Halfnegen en alles was stil in huis. Ik schoot wakker en ik voelde meteen aan mijn water dat er iets aan de hand was. Maar wàt?
Juist: geen kinderen die lawaai maken. Voor één keer niet gewekt tijdens het weekend omdat Zelie en/of Louis aan het bed staan om te vragen of ze naar TV mogen kijken.
Het deed toch maar raar.
Vanmorgen dan een kleine twee uur interview gedaan over Google Talk—’t is ook eens wat anders dan telefoon of e-mail—en daarna naar mijn ouders afgezakt om de kinderen te gaan ophalen.
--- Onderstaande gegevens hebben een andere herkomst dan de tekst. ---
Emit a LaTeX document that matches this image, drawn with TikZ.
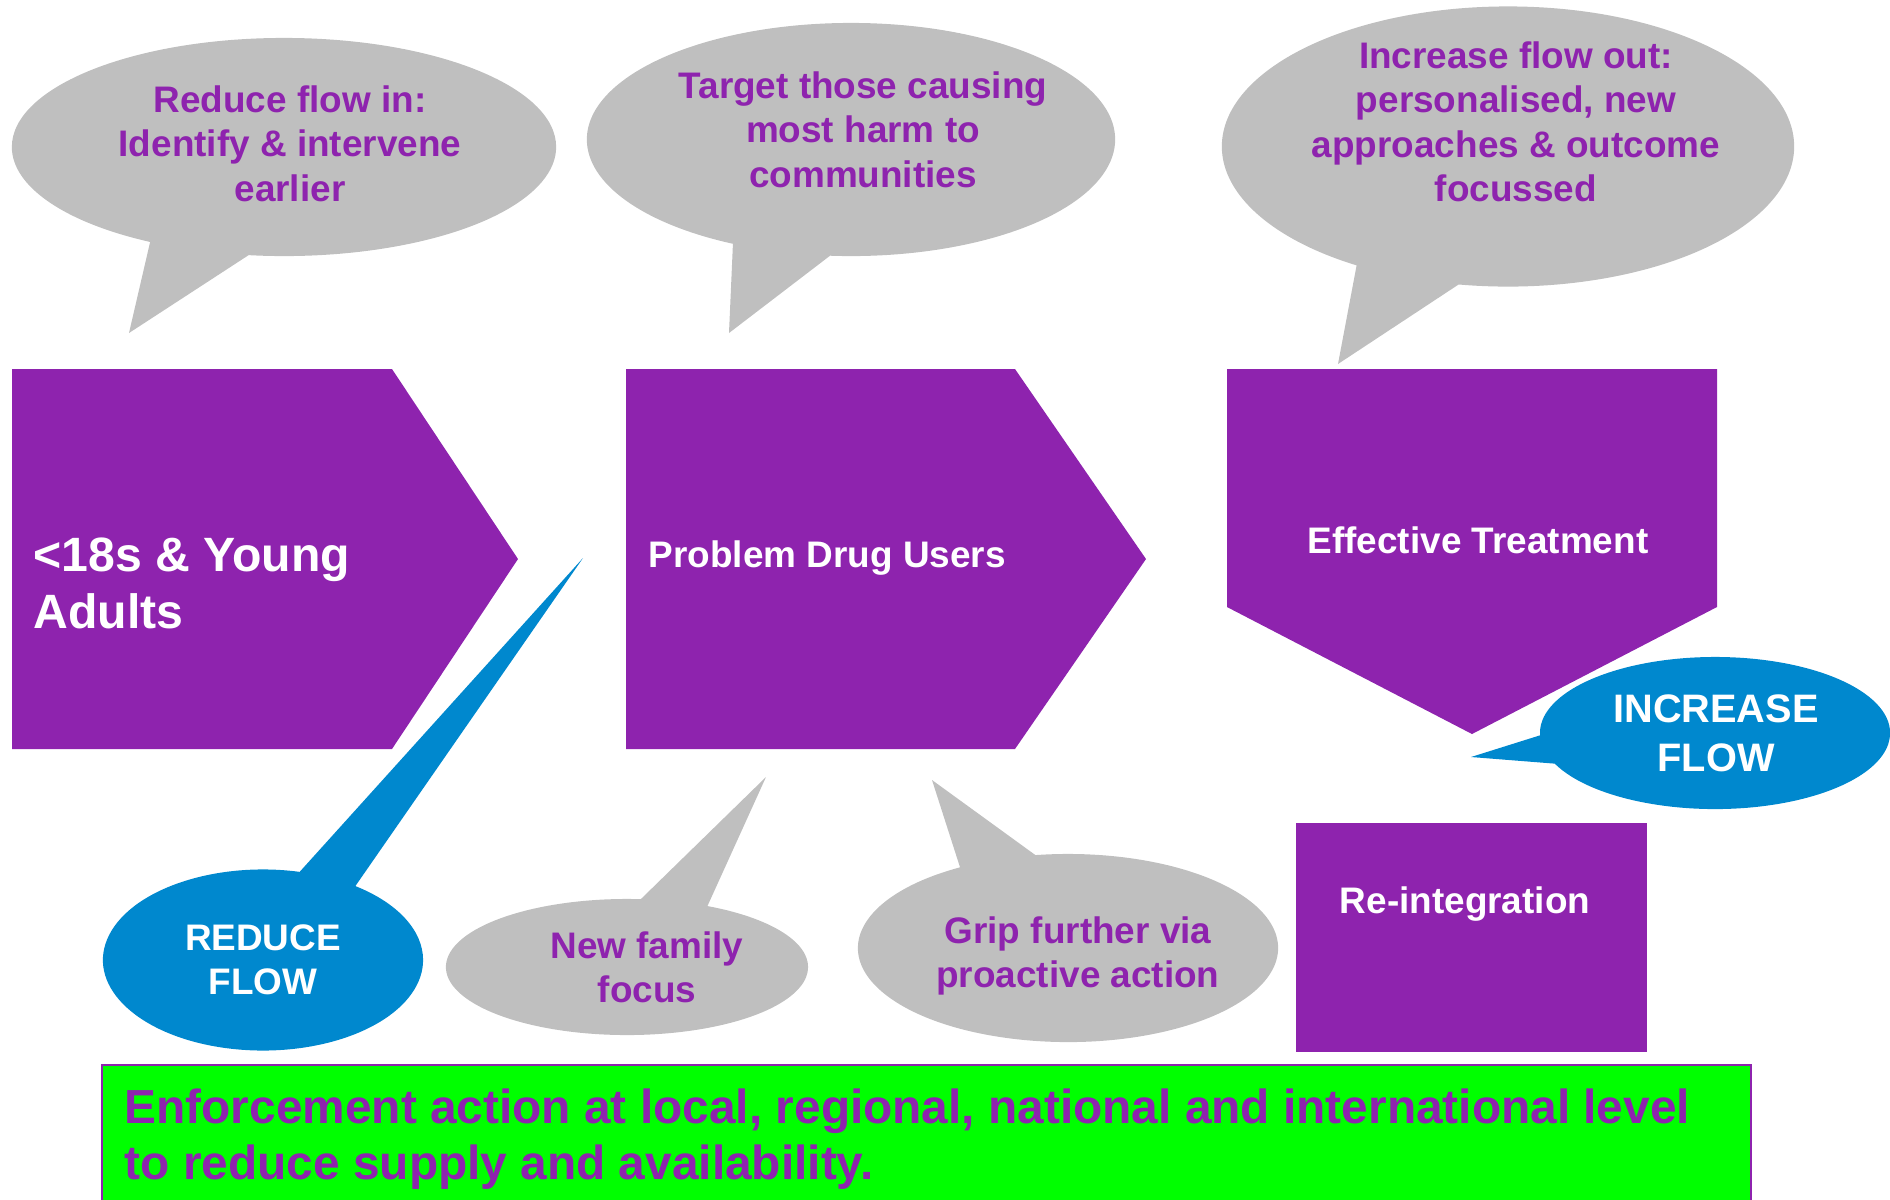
\documentclass[tikz,border=0pt]{standalone}
\usepackage{fontspec}
\setmainfont{Liberation Sans}
\usepackage{tikz}
\usetikzlibrary{shapes.callouts}

\definecolor{stagepurple}{RGB}{142,35,174}
\definecolor{bubgrey}{RGB}{191,191,191}
\definecolor{flowblue}{RGB}{0,136,206}
\definecolor{enfgreen}{RGB}{0,255,0}

\tikzset{
  stage/.style={fill=stagepurple},
  stagetxt/.style={text=white, inner sep=0pt, font=\fontsize{10.5}{12.6}\selectfont\bfseries},
  greybub/.style={ellipse callout, fill=bubgrey, inner sep=0pt, callout pointer arc=22},
  bluebub/.style={ellipse callout, fill=flowblue, inner sep=0pt, callout pointer arc=22},
  bubtxt/.style={text=stagepurple, align=center, anchor=north, inner sep=0pt, font=\fontsize{10.5}{12.6}\selectfont\bfseries},
  flowtxt/.style={text=white, align=center, anchor=north, inner sep=0pt, font=\fontsize{10.5}{12.6}\selectfont\bfseries},
  enforce/.style={fill=enfgreen, draw=stagepurple, line width=0.6pt}
}

\begin{document}
\begin{tikzpicture}[x=0.01cm, y=-0.01cm]
\path[use as bounding box] (0,0) rectangle (1890,1199);
\clip (0,0) rectangle (1890,1199);

% the three stages
\fill[stage] (12,369) -- (392,369) -- (518,559) -- (392,749) -- (12,749) -- cycle;
\fill[stage] (626,369) -- (1015,369) -- (1146,559) -- (1015,749) -- (626,749) -- cycle;
\fill[stage] (1227,369) -- (1717,369) -- (1717,607) -- (1472,734) -- (1227,607) -- cycle;
\fill[stage] (1296,823) rectangle (1647,1052);
\node[stagetxt, anchor=north west, align=left, font=\fontsize{13.7}{16.2}\selectfont\bfseries] (youth) at (33,537) {<18s \& Young\\Adults};
\node[stagetxt, anchor=base west] (pdu) at (648,567) {Problem Drug Users};
\node[stagetxt, anchor=base] (treat) at (1478,553) {Effective Treatment};
\node[stagetxt, anchor=base] (reint) at (1465,913) {Re-integration};

% grey callouts
\node[greybub, minimum width=5.44cm, minimum height=2.18cm, callout absolute pointer={(129,333)}] (inBub) at (284,147) {};
\node[bubtxt] (inTxt) at (290,85) {Reduce flow in:\\Identify \& intervene\\earlier};
\node[greybub, minimum width=5.28cm, minimum height=2.33cm, callout absolute pointer={(729,333)}] (harmBub) at (851,139.5) {};
\node[bubtxt] (harmTxt) at (863,71) {Target those causing\\most harm to\\communities};
\node[greybub, minimum width=5.72cm, minimum height=2.80cm, callout absolute pointer={(1338,364)}] (outBub) at (1508,146.5) {};
\node[bubtxt] (outTxt) at (1516,41) {Increase flow out:\\personalised, new\\approaches \& outcome\\focussed};
\node[greybub, minimum width=3.62cm, minimum height=1.36cm, callout absolute pointer={(766,777)}] (famBub) at (627,967) {};
\node[bubtxt] (famTxt) at (647,931) {New family\\focus};
\node[greybub, minimum width=4.20cm, minimum height=1.88cm, callout absolute pointer={(932,780)}] (gripBub) at (1068,948) {};
\node[bubtxt] (gripTxt) at (1078,916) {Grip further via\\proactive action};

% blue callouts
\node[bluebub, minimum width=3.20cm, minimum height=1.81cm, callout absolute pointer={(583,558)}] (redBub) at (263,960) {};
\node[flowtxt] (redTxt) at (263,924) {REDUCE\\FLOW};
\node[bluebub, minimum width=3.50cm, minimum height=1.52cm, callout absolute pointer={(1471,757)}] (incBub) at (1715,733) {};
\node[flowtxt, font=\fontsize{11.3}{13.9}\selectfont\bfseries] (incTxt) at (1716,694) {INCREASE\\FLOW};

% enforcement bar
\draw[enforce] (102,1065) rectangle (1751,1240);
\node[anchor=north west, align=left, inner sep=0pt, text=stagepurple, font=\fontsize{13.6}{15.9}\selectfont\bfseries] (enfTxt) at (124,1088) {Enforcement action at local, regional, national and international level\\to reduce supply and availability.};
\end{tikzpicture}
\end{document}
En nu weer thuis. Eten. En dan naar de Colruyt, waar we vanmorgen niet meer geraakt zijn. En dan misschien terug naar mijn ouders. En dan naar huis. En dan morgen verjaardagsfeestje. En dan zit het weekend erop.
Had ik al gezegd dat ik dringend meer uren op een dag zou willen? En meer dagen in de week, vooral dan in het weekend?
In ieder geval: op het moment is het redelijk moeilijk te vergeten dat de kinderen weer in huis zijn. Ze zijn vanmorgen blijkbaar om kwart voor zes opgestaan, en dat is er duidelijk aan te merken: ze zijn o-ver-ver-moeid. Voor het minste wenen, voor het minste drama, niets lukt, kwaad op de werled en lastig.
Jan heeft daarnet denk ik een half uur staan wenen, Louis weigert op te ruimen, enfin: ze zullen hun rust kunnen gebruiken over de middag.